Davon abgesehen dass mich interessieren würde wie diese Menschen sich radikalisiert haben und wie die ins Land gekommen sind.
Hier liest man komischerweise keine Beiträge zum Thema "Computerspiele"...
Aber irgendwo muss die Radikalisierung stattfinden?
In Moscheen?
Einige Gefährder sind Deutsche - die können Sie nicht abschieben, niemals.
Und Gefährder haben sich häufig ja noch gar nicht strafbar gemacht; die Sicherheitsbehörden trauen ihnen nur zu, schwere Straftaten zu begehen.
Man muss sich fragen was in Deutschland schief läuft damit Leute nach Syrien ausreisen und dort für den IS-kämpfen. Natürlich steigt die Gefahrenlage wenn die zurück kommen, bzw. dort aus kurdischen Gefängnissen ausbrechen.
Kleine Korrektur: Die IS-Terroristen brechen nicht aus den kurdischen Gefängnissen aus, sondern sie werden befreit - von der Türkei, die in all den Jahren des Bürgerkriegs nichts gegen den IS unternahm, ihn im Gegenteil sogar unterstützte und bis heute mit islamistischen Truppen zusammenarbeitet, um gegen Assad und die Kurden vorzugehen.
" Die innenpolitische Sprecherin der Grünen-Bundestagsfraktion, Irene Mihalic, sagte: "Es wäre gefährlich, wenn sich die Bundesregierung von den stark sinkenden Gefährderzahlen im Bereich des Islamismus blenden ließe". "
Das kann sich ganz schnell wieder ändern, wenn durch den Einmarsch der Türkei die Zahl der Flüchtigen rapide ansteigt, darunter dann auch ehemalige US Kämpfer.
Durch die großzügige Aufnahme von Flüchtlingen, die auch die Grünen vertreten, könnten dann zusätzliche Gefährder auch in Deutschland Asylanträge stellen. 2015 ist ja z.
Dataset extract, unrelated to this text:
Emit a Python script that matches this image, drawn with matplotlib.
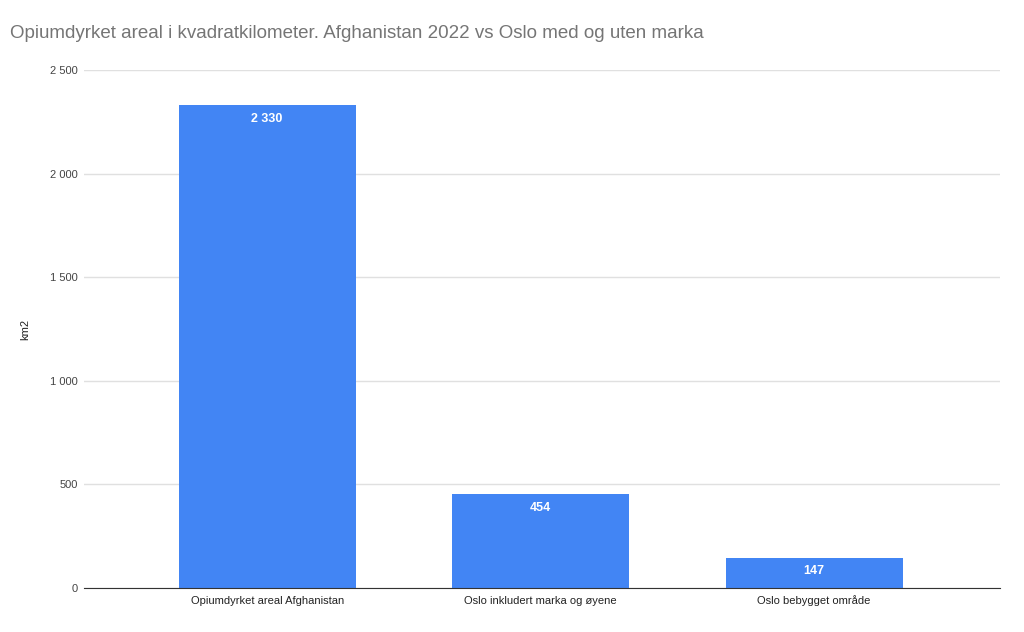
#!/usr/bin/env python3

import matplotlib
matplotlib.use("Agg")
import matplotlib.pyplot as plt

categories = ["Opiumdyrket areal Afghanistan", "Oslo inkludert marka og øyene", "Oslo bebygget område"]
values = [2330, 454, 147]
yticks = [0, 500, 1000, 1500, 2000, 2500]


def fmt(v):
    return f"{v:,}".replace(",", " ")


plt.rcParams['font.family'] = ['Liberation Sans', 'DejaVu Sans']

fig = plt.figure(figsize=(10.24, 6.32), dpi=100)
ax = fig.add_axes([0.082, 0.0696, 0.8946, 0.8194])

x = range(len(categories))
bars = ax.bar(x, values, width=0.647, color="#4285f4", zorder=3)

for b, v in zip(bars, values):
    ax.annotate(fmt(v), (b.get_x() + b.get_width() / 2, v), xytext=(0, -10),
                textcoords="offset points", ha="center", va="center",
                color="white", fontsize=9, fontweight="bold", zorder=4)

ax.set_xlim(-0.67, 2.68)
ax.set_ylim(0, 2500)
ax.set_yticks(yticks)
ax.set_yticklabels([fmt(t) for t in yticks], fontsize=8, color="#444444")
ax.set_xticks(list(x))
ax.set_xticklabels(categories, fontsize=8, color="#222222", va="baseline")
ax.tick_params(length=0)
ax.tick_params(axis="y", pad=4.5)
ax.tick_params(axis="x", pad=11.5)

ax.grid(axis="y", color="#e0e0e0", linewidth=1, zorder=0)
for s in ["top", "right", "left"]:
    ax.spines[s].set_visible(False)
ax.spines["bottom"].set_color("#333333")
ax.spines["bottom"].set_zorder(5)

ax.set_ylabel("km2", fontsize=8, color="#222222")
ax.yaxis.set_label_coords(-0.059, 0.5)

fig.text(0.0098, 0.947, "Opiumdyrket areal i kvadratkilometer. Afghanistan 2022 vs Oslo med og uten marka",
         fontsize=13.5, color="#757575", ha="left", va="center")

fig.savefig("out.png", dpi=100)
B. Amri als Flüchtling eingereist.
Deswegen etwas heuchlerisch, wenn die Grünen hier vor islamistischen Gefährder warnen. Die Positionen der Grünen bei diesem Thema ist eher ein Teil des Problems, nicht die Lösung.
Ich verstehe ja ihre Grundannahme, aber warum ausgerechnet "auch ehemalige US Kämpfer" zu den Gefährdern zählen sollen, erschließt sich mir nicht.
Ich weiß, ich weiß - ein Tippfehler. Aber ein Lustiger, das müssen sie schon zugeben!